Method produces rapidly converging upper-bound estimates of escape energy.

Simulations demonstrate applicability to complex manipulation scenarios.

Real-world experiments show strong correlation between escape energy estimates and object escape probability.

Abstract

We present a sampling-based approach to reasoning about the caging-based manipulation of rigid and a simplified class of deformable 3D objects subject to energy constraints. Towards this end, we propose the notion of soft fixtures extending earlier work on energy-bounded caging to include a broader set of energy function constraints and settings, such as gravitational and elastic potential energy of 3D deformable objects. Previous methods focused on establishing provably correct algorithms to compute lower bounds or analytically exact estimates of escape energy for a very restricted class of known objects with low-dimensional C-spaces, such as planar polygons.

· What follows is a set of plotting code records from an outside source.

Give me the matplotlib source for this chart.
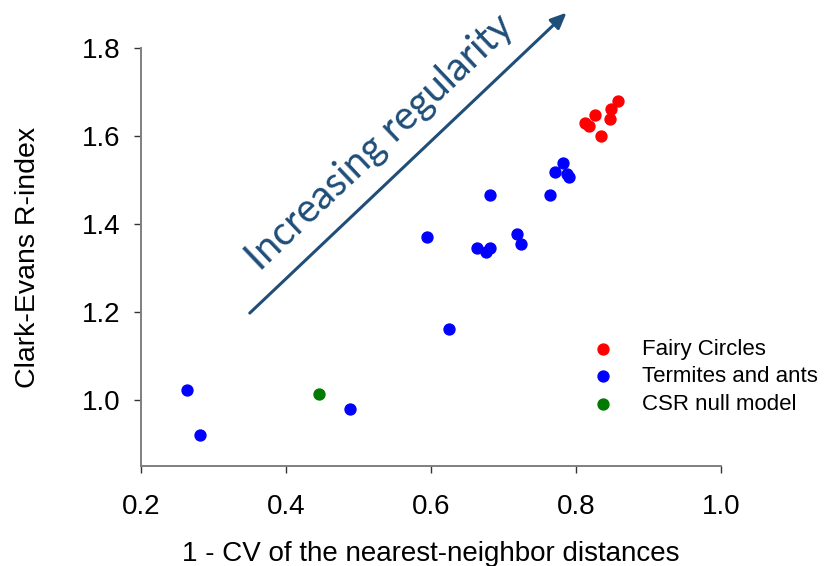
import matplotlib
matplotlib.use("Agg")
import matplotlib.pyplot as plt

# values
fairy_x = [0.812, 0.818, 0.826, 0.834, 0.847, 0.848, 0.858]
fairy_y = [1.630, 1.623, 1.648, 1.601, 1.639, 1.661, 1.680]

termite_x = [0.263, 0.281, 0.488, 0.594, 0.625, 0.663, 0.676, 0.682, 0.682,
             0.718, 0.724, 0.764, 0.771, 0.782, 0.787, 0.790]
termite_y = [1.023, 0.921, 0.981, 1.372, 1.162, 1.345, 1.336, 1.347, 1.467,
             1.377, 1.355, 1.466, 1.518, 1.539, 1.515, 1.508]

csr_x = [0.445]
csr_y = [1.014]

x_ticks = [0.2, 0.4, 0.6, 0.8, 1.0]
y_ticks = [1.0, 1.2, 1.4, 1.6, 1.8]

plt.rcParams['font.family'] = ['Liberation Sans', 'DejaVu Sans']

fig = plt.figure(figsize=(8.27, 5.66), dpi=100)
ax = fig.add_axes([0.1705, 0.1772, 0.7013, 0.7375])

ax.scatter(fairy_x, fairy_y, s=62, color='#ff0000', label='Fairy Circles', zorder=3)
ax.scatter(termite_x, termite_y, s=62, color='#0000ff', label='Termites and ants', zorder=3)
ax.scatter(csr_x, csr_y, s=62, color='#007a00', label='CSR null model', zorder=3)

ax.set_xlim(0.2, 1.0)
ax.set_ylim(0.851, 1.8)
ax.set_xticks(x_ticks)
ax.set_xticklabels(['%.1f' % v for v in x_ticks])
ax.set_yticks(y_ticks)
ax.set_yticklabels(['%.1f' % v for v in y_ticks])

for side in ['top', 'right']:
    ax.spines[side].set_visible(False)
for side in ['left', 'bottom']:
    ax.spines[side].set_color('#7f7f7f')
    ax.spines[side].set_linewidth(1.4)

ax.tick_params(axis='both', direction='out', length=5, width=1, color='#333333',
               labelsize=20)
ax.tick_params(axis='x', pad=15.5)
ax.tick_params(axis='y', pad=10)

ax.set_xlabel('1 - CV of the nearest-neighbor distances', fontsize=20, labelpad=15)
ax.set_ylabel('Clark-Evans R-index', fontsize=20.5, labelpad=29)

# arrow with the label along it
arrow_color = '#1f4e79'
ax.annotate('', xy=(0.787, 1.881), xytext=(0.350, 1.198),
            arrowprops=dict(arrowstyle='-|>,head_length=0.95,head_width=0.42',
                            color=arrow_color, lw=2.2, shrinkA=0, shrinkB=0),
            annotation_clip=False)
ax.text(0.529, 1.585, 'Increasing regularity', fontsize=28.5, color=arrow_color,
        family=['Lato', 'DejaVu Sans'], rotation=43.5, rotation_mode='anchor',
        ha='center', va='center')

ax.legend(loc='center left', bbox_to_anchor=(0.777, 0.213), frameon=False,
          fontsize=16, handlelength=1.0, handletextpad=1.27, labelspacing=0.3,
          borderpad=0, borderaxespad=0, scatterpoints=1)

fig.savefig('out.png', dpi=100)
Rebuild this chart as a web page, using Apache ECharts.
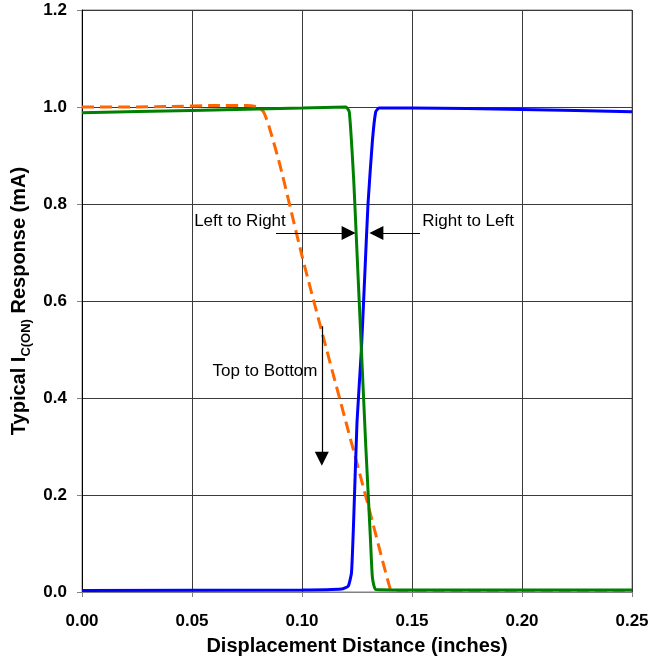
<!DOCTYPE html>
<html>
<head>
<meta charset="utf-8">
<script src="https://cdn.jsdelivr.net/npm/echarts@6/dist/echarts.min.js"></script>
<style>html,body{margin:0;padding:0;background:#fff;}#c{width:663px;height:661px;}</style>
</head>
<body>
<div id="c"></div>
<script>
// Left to Right (green)
const greenX = [0, 0.05, 0.10, 0.120, 0.1215, 0.1235, 0.125, 0.127, 0.129, 0.131, 0.132, 0.1335, 0.15, 0.25];
const greenY = [0.988, 0.993, 0.998, 1.0, 0.99, 0.85, 0.70, 0.50, 0.30, 0.12, 0.03, 0.005, 0.004, 0.004];
// Right to Left (blue)
const blueX = [0, 0.10, 0.118, 0.121, 0.1225, 0.1235, 0.125, 0.127, 0.1285, 0.130, 0.132, 0.1335, 0.135, 0.15, 0.20, 0.25];
const blueY = [0.003, 0.004, 0.006, 0.012, 0.04, 0.15, 0.35, 0.50, 0.65, 0.80, 0.93, 0.99, 0.998, 0.998, 0.995, 0.99];
// Top to Bottom (orange dashed)
const orangeX = [0, 0.02, 0.04, 0.06, 0.075, 0.080, 0.0825, 0.085, 0.09, 0.10, 0.11, 0.12, 0.13, 0.14, 0.1415, 0.25];
const orangeY = [1.0, 1.0, 1.001, 1.003, 1.003, 1.0, 0.99, 0.96, 0.88, 0.693, 0.52, 0.35, 0.18, 0.008, 0.003, 0.003];
// axis ticks
const xTicks = [0, 0.05, 0.10, 0.15, 0.20, 0.25];
const yTicks = [0, 0.2, 0.4, 0.6, 0.8, 1.0, 1.2];
// annotations (data coordinates)
const arrowLR = [[0.0882, 0.74], [0.1212, 0.74]];
const arrowRL = [[0.1536, 0.74], [0.1338, 0.74]];
const arrowTB = [[0.109, 0.548], [0.109, 0.275]];
const labels = [
  {text: 'Left to Right', x: 0.0718, y: 0.765},
  {text: 'Right to Left', x: 0.1755, y: 0.765},
  {text: 'Top to Bottom', x: 0.0832, y: 0.456}
];

const zip = (a, b) => a.map((v, i) => [v, b[i]]);
const FONT = 'Liberation Sans, Arial, sans-serif';
const chart = echarts.init(document.getElementById('c'));

chart.setOption({
  animation: false,
  backgroundColor: '#fff',
  grid: {left: 82, right: 31, top: 10, bottom: 64, show: true, borderColor: '#808080', borderWidth: 1},
  xAxis: {
    type: 'value', min: xTicks[0], max: xTicks[xTicks.length - 1], interval: 0.05,
    name: 'Displacement Distance (inches)', nameLocation: 'middle', nameGap: 44,
    nameTextStyle: {fontFamily: FONT, fontWeight: 'bold', fontSize: 20, color: '#000'},
    axisLine: {lineStyle: {color: '#808080', width: 1}},
    axisTick: {show: true, inside: false, length: 5, lineStyle: {color: '#808080'}},
    axisLabel: {fontFamily: FONT, fontWeight: 'bold', fontSize: 17, color: '#000', margin: 21,
      formatter: v => v.toFixed(2)},
    splitLine: {show: true, lineStyle: {color: '#3a3a3a', width: 1}}
  },
  yAxis: {
    type: 'value', min: yTicks[0], max: yTicks[yTicks.length - 1], interval: 0.2,
    name: '{n|Typical I}{s|C(ON)}{n| Response (mA)}', nameLocation: 'middle', nameGap: 45, nameRotate: 90,
    nameTextStyle: {
      fontFamily: FONT, fontWeight: 'bold', fontSize: 20, color: '#000',
      rich: {
        n: {fontFamily: FONT, fontWeight: 'bold', fontSize: 20, color: '#000', lineHeight: 26, verticalAlign: 'middle'},
        s: {fontFamily: FONT, fontWeight: 'bold', fontSize: 13, color: '#000', lineHeight: 13, verticalAlign: 'bottom'}
      }
    },
    axisLine: {show: true, lineStyle: {color: '#000', width: 1}},
    axisTick: {show: true, inside: false, length: 5, lineStyle: {color: '#808080'}},
    axisLabel: {fontFamily: FONT, fontWeight: 'bold', fontSize: 17, color: '#000', margin: 15,
      formatter: v => v.toFixed(1)},
    splitLine: {show: true, lineStyle: {color: '#3a3a3a', width: 1}}
  },
  series: [
    {
      name: 'Top to Bottom', type: 'line', data: zip(orangeX, orangeY), showSymbol: false, smooth: 0.2,
      lineStyle: {color: '#ff6600', width: 3, type: [12, 6]}, z: 2
    },
    {
      name: 'Right to Left', type: 'line', data: zip(blueX, blueY), showSymbol: false, smooth: 0.15,
      lineStyle: {color: '#0000ff', width: 3}, z: 3
    },
    {
      name: 'Left to Right', type: 'line', data: zip(greenX, greenY), showSymbol: false, smooth: 0.15,
      lineStyle: {color: '#008000', width: 3}, z: 4,
      markLine: {
        silent: true, animation: false,
        symbol: ['none', 'triangle'], symbolSize: [14, 14],
        label: {show: false},
        lineStyle: {color: '#000', width: 1.2, type: 'solid'},
        data: [
          [{coord: arrowLR[0]}, {coord: arrowLR[1]}],
          [{coord: arrowRL[0]}, {coord: arrowRL[1]}],
          [{coord: arrowTB[0]}, {coord: arrowTB[1]}]
        ]
      }
    }
  ]
});

chart.setOption({
  graphic: labels.map(l => {
    const p = chart.convertToPixel({gridIndex: 0}, [l.x, l.y]);
    return {
      type: 'text', x: p[0], y: p[1], z: 10,
      style: {text: l.text, fontFamily: FONT, fontSize: 17, fill: '#000', align: 'center', verticalAlign: 'middle'}
    };
  })
});
</script>
</body>
</html>
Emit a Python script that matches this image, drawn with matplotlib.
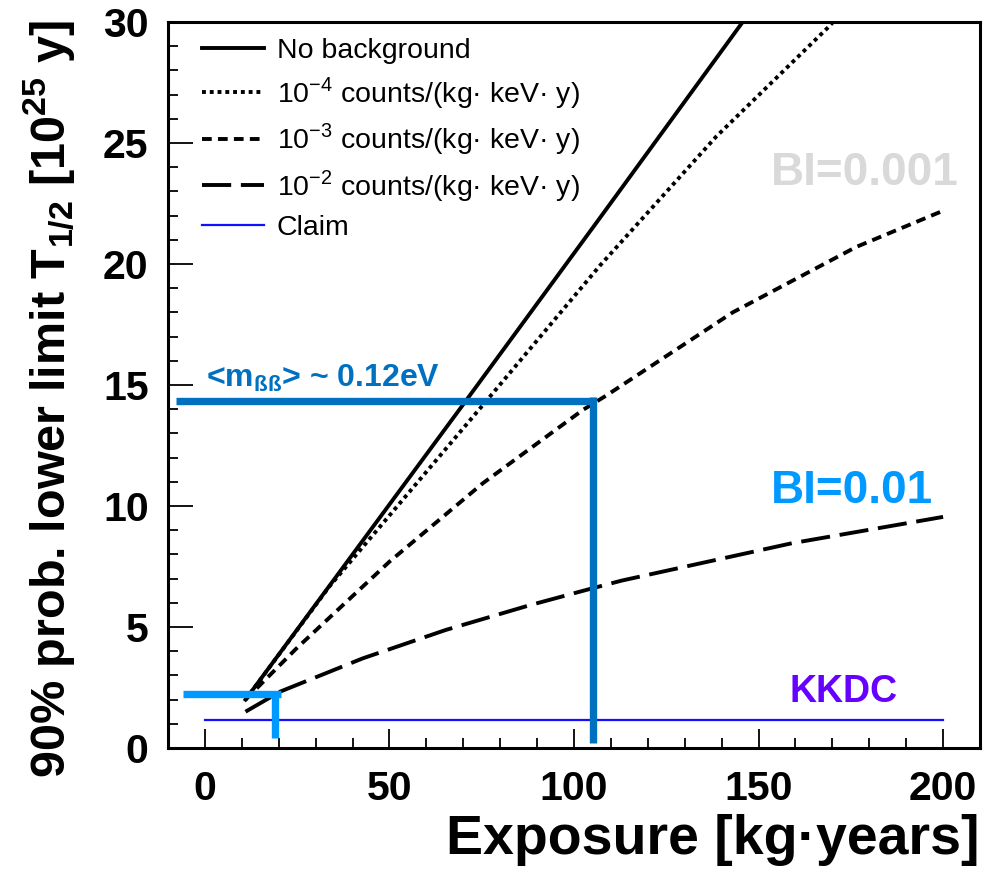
import numpy as np
import matplotlib
matplotlib.use("Agg")
import matplotlib.pyplot as plt
from matplotlib.ticker import MultipleLocator

plt.rcParams['font.family'] = ['Liberation Sans', 'DejaVu Sans']
plt.rcParams['mathtext.fontset'] = 'custom'
plt.rcParams['mathtext.rm'] = 'Liberation Sans'
plt.rcParams['mathtext.bf'] = 'Liberation Sans:bold'
plt.rcParams['mathtext.sf'] = 'Liberation Sans:bold'

# values
exp_nobg = [11, 70, 107, 150]
t_nobg = [2.0, 14.2, 21.9, 30.9]

exp_1e4 = [11, 33.7, 75.3, 107, 138.5, 169, 172]
t_1e4 = [2.0, 6.67, 14.17, 19.93, 25.26, 29.8, 30.3]

exp_1e3 = [11, 24.7, 50, 75.3, 102.4, 108.7, 143, 176.4, 200]
t_1e3 = [2.0, 4.1, 7.7, 10.94, 13.97, 14.56, 18.0, 20.7, 22.2]

exp_1e2 = [11, 20.4, 42.7, 65.3, 88, 105, 113, 159, 200]
t_1e2 = [1.5, 2.33, 3.7, 4.88, 5.9, 6.6, 6.92, 8.46, 9.55]

claim_x = [0, 200]
claim_y = [1.16, 1.16]

labels = ["No background",
          "10$^{-4}$ counts/(kg· keV· y)",
          "10$^{-3}$ counts/(kg· keV· y)",
          "10$^{-2}$ counts/(kg· keV· y)",
          "Claim"]

# hand-drawn markers (target exposure / half-life)
mbb_h_x, mbb_h_y = [-7.7, 106.0], [14.35, 14.35]
mbb_v_x, mbb_v_y = [105.1, 105.1], [14.5, 0.2]
bi_h_x, bi_h_y = [-6.0, 20.7], [2.24, 2.24]
bi_v_x, bi_v_y = [19.1, 19.1], [2.3, 0.41]

fig = plt.figure(figsize=(9.83, 8.71), dpi=100)
ax = fig.add_axes([168/983, 123/871, 812/983, 726/871])

lw = 2.8
ax.plot(exp_nobg, t_nobg, color='black', lw=lw, ls='-', label=labels[0])
ax.plot(exp_1e4, t_1e4, color='black', lw=lw, ls=(0, (1.0, 1.0)), label=labels[1])
ax.plot(exp_1e3, t_1e3, color='black', lw=lw, ls=(0, (2.5, 1.6)), label=labels[2])
ax.plot(exp_1e2, t_1e2, color='black', lw=lw, ls=(0, (7.5, 2.5)), label=labels[3])
ax.plot(claim_x, claim_y, color='#1010ff', lw=1.6, label=labels[4])

c_dark = '#0070c0'
c_light = '#0099ff'
ax.plot(mbb_h_x, mbb_h_y, color=c_dark, lw=5.3, solid_capstyle='butt')
ax.plot(mbb_v_x, mbb_v_y, color=c_dark, lw=5.3, solid_capstyle='butt')
ax.plot(bi_h_x, bi_h_y, color=c_light, lw=5.3, solid_capstyle='butt')
ax.plot(bi_v_x, bi_v_y, color=c_light, lw=5.3, solid_capstyle='butt')

ax.text(0.2, 14.93, r"<m$_{\mathsf{ßß}}$> ~ 0.12eV", color=c_dark, fontsize=23,
        fontweight='bold', ha='left', va='baseline')
ax.text(153.4, 23.26, "BI=0.001", color='#d9d9d9', fontsize=33,
        fontweight='bold', ha='left', va='baseline')
ax.text(153.4, 10.11, "BI=0.01", color=c_light, fontsize=33,
        fontweight='bold', ha='left', va='baseline')
ax.text(158.3, 1.91, "KKDC", color='#6600ff', fontsize=27,
        fontweight='bold', ha='left', va='baseline')

ax.set_xlim(-10, 210)
ax.set_ylim(0, 30)
ax.xaxis.set_major_locator(MultipleLocator(50))
ax.xaxis.set_minor_locator(MultipleLocator(10))
ax.yaxis.set_major_locator(MultipleLocator(5))
ax.yaxis.set_minor_locator(MultipleLocator(1))
ax.tick_params(which='both', direction='in', width=1.3)
ax.tick_params(axis='x', which='major', length=14, pad=16)
ax.tick_params(axis='x', which='minor', length=7)
ax.tick_params(axis='y', which='major', length=18, pad=14)
ax.tick_params(axis='y', which='minor', length=7)
for lab in ax.get_xticklabels() + ax.get_yticklabels():
    lab.set_fontsize(29.5)
    lab.set_fontweight('bold')
for s in ax.spines.values():
    s.set_linewidth(2.2)

ax.set_xlabel("Exposure [kg·years]", fontsize=40, fontweight='bold', loc='right')
ax.set_ylabel(r"90% prob. lower limit T$_{\mathbf{1/2}}$ [10$^{\mathbf{25}}$ y]",
              fontsize=35, fontweight='bold', loc='top')
ax.yaxis.set_label_coords(-0.1108, 1.003)

ax.legend(loc='upper left', bbox_to_anchor=(0.0415, 0.978), frameon=False,
          fontsize=20.5, handlelength=2.18, handletextpad=0.45, labelspacing=0.38,
          borderpad=0, borderaxespad=0)

fig.savefig("out.png", dpi=100)
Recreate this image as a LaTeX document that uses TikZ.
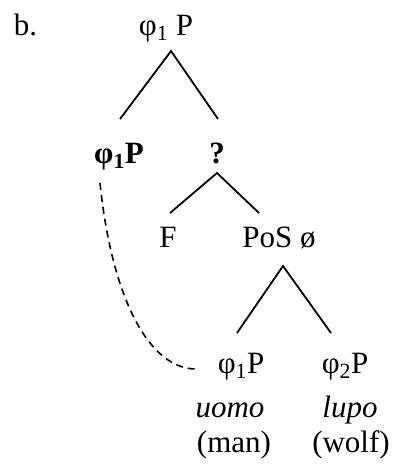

We instead propose a practical sampling-based approach that is applicable in higher-dimensional C-spaces but only produces a sequence of upper-bound estimates that, however, appear to converge rapidly to actual escape energy. We present 8 simulation experiments demonstrating the applicability of our approach to various complex quasi-static manipulation scenarios. Quantitative results indicate the effectiveness of our approach in providing upper-bound estimates for escape energy in quasi-static manipulation scenarios. Two real-world experiments also show that the computed normalized escape energy estimates appear to correlate strongly with the probability of escape of an object under randomized pose perturbation.